Но во время летних каникул произошло событие, которое буквально
потрясло меня. Однажды днем я занимался в своей комнате, в соседней сидела с
вязанием мать. Это была наша столовая, где стоял старый круглый обеденный
стол орехового дерева еще из приданого моей бабушки по отцовской линии. Мать
устроилась у окна, примерно за метр от стола, сестра была в школе, а
служанка на кухне. Внезапно раздался треск. Я вскочил и бросился в столовую.

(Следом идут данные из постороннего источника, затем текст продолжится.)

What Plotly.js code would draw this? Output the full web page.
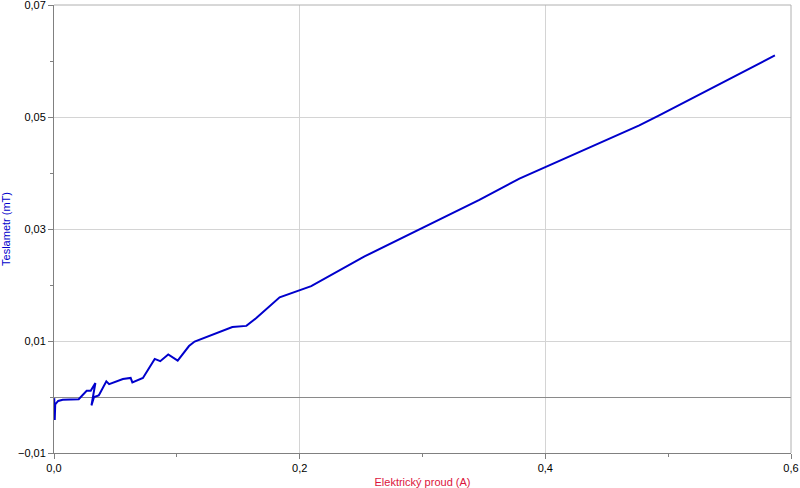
<!DOCTYPE html>
<html>
<head>
<meta charset="utf-8">
<script src="https://cdn.plot.ly/plotly-3.0.1.min.js"></script>
<style>html,body{margin:0;padding:0;background:#fff;}#chart{width:800px;height:488px;}</style>
</head>
<body>
<div id="chart"></div>
<script>
// Elektrický proud (A)
const current = [0.0002, 0.0006, 0.0010, 0.0034, 0.0071, 0.0201, 0.0266, 0.0299, 0.0337, 0.0305,
  0.0326, 0.0364, 0.0372, 0.0426, 0.0449, 0.0475, 0.0561, 0.0624, 0.0638, 0.0724,
  0.0820, 0.0865, 0.0930, 0.1007, 0.1099, 0.1145, 0.1416, 0.1452, 0.1566, 0.1647,
  0.1837, 0.2094, 0.2528, 0.3002, 0.3463, 0.3789, 0.4765, 0.4927, 0.5869];
// Teslametr (mT)
const field = [-0.0002, -0.0041, -0.0013, -0.0007, -0.0005, -0.0004, 0.0011, 0.0011, 0.0025, -0.0015,
  0.0000, 0.0003, 0.0006, 0.0028, 0.0023, 0.0025, 0.0032, 0.0034, 0.0026, 0.0034,
  0.0068, 0.0064, 0.0076, 0.0065, 0.0091, 0.0099, 0.0122, 0.0125, 0.0127, 0.0141,
  0.0178, 0.0198, 0.0251, 0.0302, 0.0352, 0.0390, 0.0485, 0.0503, 0.0610];

const xTitle = 'Elektrický proud (A)';
const yTitle = 'Teslametr (mT)';

const trace = {
  x: current, y: field, type: 'scatter', mode: 'lines',
  line: {color: '#0000cc', width: 2},
  hoverinfo: 'skip'
};

const layout = {
  width: 800, height: 488,
  margin: {l: 54, r: 9, t: 5, b: 35},
  paper_bgcolor: '#fff', plot_bgcolor: '#fff',
  separators: ',.',
  font: {family: 'Liberation Sans, Arial, sans-serif', size: 11, color: '#000'},
  showlegend: false,
  xaxis: {
    range: [0, 0.6000001], tick0: 0, dtick: 0.2, tickformat: '.1f',
    ticklabeloverflow: 'allow',
    showgrid: true, gridcolor: '#d4d4d4', gridwidth: 1,
    zeroline: false,
    showline: true, linecolor: '#808080', linewidth: 1, mirror: false,
    ticks: 'outside', ticklen: 5, tickcolor: '#808080',
    minor: {dtick: 0.1, ticks: 'outside', ticklen: 3, tickcolor: '#808080', showgrid: false},
    title: {text: xTitle, font: {color: '#dc143c', size: 11}, standoff: 6}
  },
  yaxis: {
    range: [-0.01, 0.0700001], tick0: -0.01, dtick: 0.02, tickformat: '.2f',
    ticklabeloverflow: 'allow',
    showgrid: true, gridcolor: '#d4d4d4', gridwidth: 1,
    zeroline: true, zerolinecolor: '#8a8a8a', zerolinewidth: 1,
    showline: true, linecolor: '#808080', linewidth: 1,
    ticks: 'outside', ticklen: 5, tickcolor: '#808080',
    minor: {dtick: 0.01, ticks: 'outside', ticklen: 3, tickcolor: '#808080', showgrid: false},
    title: {text: yTitle, font: {color: '#0000cc', size: 11}, standoff: 6}
  },
  shapes: [
    {type: 'line', xref: 'paper', yref: 'paper', x0: 0, x1: 1, y0: 1, y1: 1, line: {color: '#b0b0b0', width: 1}},
    {type: 'line', xref: 'paper', yref: 'paper', x0: 1, x1: 1, y0: 0, y1: 1, line: {color: '#b0b0b0', width: 1}}
  ]
};

Plotly.newPlot('chart', [trace], layout, {staticPlot: true, displayModeBar: false});
</script>
</body>
</html>
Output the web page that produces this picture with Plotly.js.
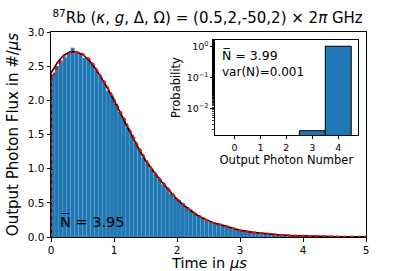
<!DOCTYPE html>
<html><head><meta charset="utf-8">
<script src="https://cdn.plot.ly/plotly-3.0.1.min.js"></script>
<style>html,body{margin:0;padding:0;background:#fff}#c{width:407px;height:271px}</style>
</head><body><div id="c"></div>
<script>
// Histogram (bin width 0.0625 us, 80 bins)
const binWidth = 0.0625;
const histFlux = [2.38,2.50,2.58,2.63,2.69,2.77,2.70,2.68,2.62,2.61,
  2.55,2.44,2.36,2.28,2.14,2.07,1.95,1.83,1.74,1.60,
  1.50,1.38,1.29,1.16,1.08,1.00,0.93,0.85,0.77,0.72,
  0.64,0.58,0.54,0.49,0.44,0.40,0.35,0.32,0.29,0.26,
  0.22,0.205,0.19,0.17,0.155,0.14,0.12,0.11,0.10,0.088,
  0.08,0.07,0.062,0.056,0.05,0.045,0.04,0.035,0.031,0.028,
  0.025,0.022,0.019,0.017,0.015,0.013,0.012,0.011,0.010,0.009,
  0.008,0.007,0.0065,0.006,0.0055,0.005,0.0045,0.004,0.0035,0.003];
// Theory curves
const tCurve = [0,0,0.1,0.2,0.3,0.4,0.5,0.6,0.7,0.8,0.9,1.0,1.1,1.2,1.3,1.4,1.5,1.6,1.7,1.8,1.9,2.0,2.1,2.2,2.3,2.4,2.5,2.6,2.7,2.8,2.9,3.0,3.2,3.4,3.6,3.8,4.0,4.3,4.6,5.0];
const fluxBlack = [0,2.40,2.55,2.66,2.71,2.71,2.67,2.59,2.47,2.33,2.17,2.00,1.82,1.63,1.45,1.28,1.12,0.99,0.87,0.76,0.65,0.55,0.47,0.40,0.33,0.28,0.235,0.20,0.18,0.15,0.125,0.10,0.07,0.048,0.032,0.022,0.015,0.008,0.004,0.002];
const fluxRed = [0,2.28,2.50,2.64,2.70,2.71,2.68,2.61,2.49,2.35,2.19,2.02,1.84,1.65,1.47,1.30,1.14,1.00,0.88,0.77,0.66,0.56,0.48,0.40,0.34,0.28,0.24,0.20,0.18,0.15,0.125,0.10,0.07,0.048,0.032,0.022,0.015,0.008,0.004,0.002];
// Inset photon-number distribution
const photonNumber = [0,1,2,3,4];
const probability = [0,0,0,0.0019,0.998];

const binCenters = histFlux.map((_, i) => (i + 0.5) * binWidth);
const blue = '#1f77b4';
const font = 'DejaVu Sans, sans-serif';

const traces = [
  {type:'bar', x:binCenters, y:histFlux, width:binWidth, marker:{color:blue, line:{color:'rgba(255,255,255,0.12)', width:0.5}}, xaxis:'x', yaxis:'y', showlegend:false, hoverinfo:'skip'},
  {type:'scatter', mode:'lines', x:tCurve, y:fluxBlack, line:{color:'black', width:1.5}, xaxis:'x', yaxis:'y', showlegend:false},
  {type:'scatter', mode:'lines', x:tCurve, y:fluxRed, line:{color:'red', width:2, dash:'4px,3px'}, xaxis:'x', yaxis:'y', showlegend:false},
  {type:'bar', x:photonNumber, y:probability, width:1, marker:{color:blue, line:{color:'black', width:1}}, xaxis:'x2', yaxis:'y2', showlegend:false}
];

const axCommon = {showline:true, linecolor:'black', linewidth:1, mirror:true, ticks:'outside', ticklen:3.5, tickwidth:1, tickcolor:'black', showgrid:false, zeroline:false, tickfont:{family:font, size:10.5, color:'black'}};

const layout = {
  width:407, height:271,
  margin:{l:51, r:41, t:32, b:34},
  paper_bgcolor:'white', plot_bgcolor:'white',
  bargap:0,
  title:{text:'<sup>87</sup>Rb (<i>κ</i>, <i>g</i>, Δ, Ω) = (0.5,2,-50,2) × 2<i>π</i> GHz', font:{family:font, size:15, color:'black'}, x:0.51, xanchor:'center', y:0.935, yanchor:'middle'},
  xaxis:Object.assign({}, axCommon, {domain:[0,1], range:[0,5], tickvals:[0,1,2,3,4,5], anchor:'y'}),
  yaxis:Object.assign({}, axCommon, {domain:[0,1], range:[0,3], tickvals:[0,0.5,1,1.5,2,2.5,3], tickformat:'.1f', anchor:'x',
    title:{text:'Output Photon Flux in #/<i>μs</i>', font:{family:font, size:15, color:'black'}, standoff:5}}),
  xaxis2:Object.assign({}, axCommon, {domain:[0.5206,0.9737], range:[-0.75,4.75], tickvals:[0,1,2,3,4], anchor:'y2',
    tickfont:{family:font, size:9.5, color:'black'},
    title:{text:'Output Photon Number', font:{family:font, size:11.5, color:'black'}, standoff:3}}),
  yaxis2:Object.assign({}, axCommon, {domain:[0.4976,0.961], type:'log', range:[-2.86,0.2], anchor:'x2',
    tickvals:[1,0.1,0.01], ticktext:['10<sup>0</sup>','10<sup>−1</sup>','10<sup>−2</sup>'],
    tickfont:{family:font, size:9.5, color:'black'},
    minor:{ticks:'outside', ticklen:2, tickcolor:'black', tickwidth:0.8, showgrid:false},
    title:{text:'Probability', font:{family:font, size:11.5, color:'black'}, standoff:3}}),
  annotations:[
    {xref:'paper', yref:'paper', x:0.5, y:-0.125, xanchor:'center', yanchor:'middle', showarrow:false, text:'Time in <i>μs</i>', font:{family:font, size:14.5, color:'black'}},
    {xref:'x', yref:'y', x:0.11, y:0.23, xanchor:'left', yanchor:'middle', showarrow:false, text:'N\u0305 = 3.95', font:{family:font, size:14.5, color:'black'}},
    {xref:'paper', yref:'paper', x:0.538, y:0.885, xanchor:'left', yanchor:'middle', showarrow:false, text:'N\u0305 = 3.99', font:{family:font, size:12.5, color:'black'}},
    {xref:'paper', yref:'paper', x:0.538, y:0.805, xanchor:'left', yanchor:'middle', showarrow:false, text:'var(N)=0.001', font:{family:font, size:12, color:'black'}}
  ]
};

Plotly.newPlot('c', traces, layout, {staticPlot:true, displayModeBar:false});
</script></body></html>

Мать в замешательстве застыла в кресле, вязание выпало у нее из рук. Наконец
она выговорила, заикаясь: "Ч-что случилось? Это было прямо возле меня", - и
показала на стол. Тут мы увидели, что произошло: столешница раскололась до
середины, причем трещина, не задев ни одного места склейки, прошла по
сплошному куску дерева. Я лишился речи. Как такое могло случиться? Стол из
прочного орехового дерева, который сох в течение семидесяти лет, - как мог
он расколоться в летний день при более чем достаточной влажности? Если бы он
стоял рядом с горячей плитой в холодный, сухой зимний день, тогда это было
бы объяснимо. Что же такого чрезвычайного должно было произойти, чтобы
вызвать взрыв? "Странные вещи случаются", - подумал я. Мать покачала головой
и сказала своим "вторым" голосом: "Да, да, это что-то да значит". Я же,
находясь под сильным впечатлением от случившегося, злился на себя более
всего за то, что мне нечего сказать.
Каких-нибудь две недели спустя, придя домой в шесть вечера, я нашел
всех обитателей нашего дома - мою мать, четырнадцатилетнюю сестру и служанку
- в сильном волнении. Примерно час назад снова раздался грохот; на этот раз
причиной был не стол, звук послышался со стороны буфета, тяжелого и старого,
ему было без малого сто лет. Они оглядели его, но не нашли ни единой
трещины.
Я тут же снова обследовал буфет и все, что было поблизости, но
безуспешно. Тогда я открыл его и стал перебирать содержимое. На полке для
посуды я нашел хлебницу, а в ней буханку хлеба и нож с разломанным лезвием.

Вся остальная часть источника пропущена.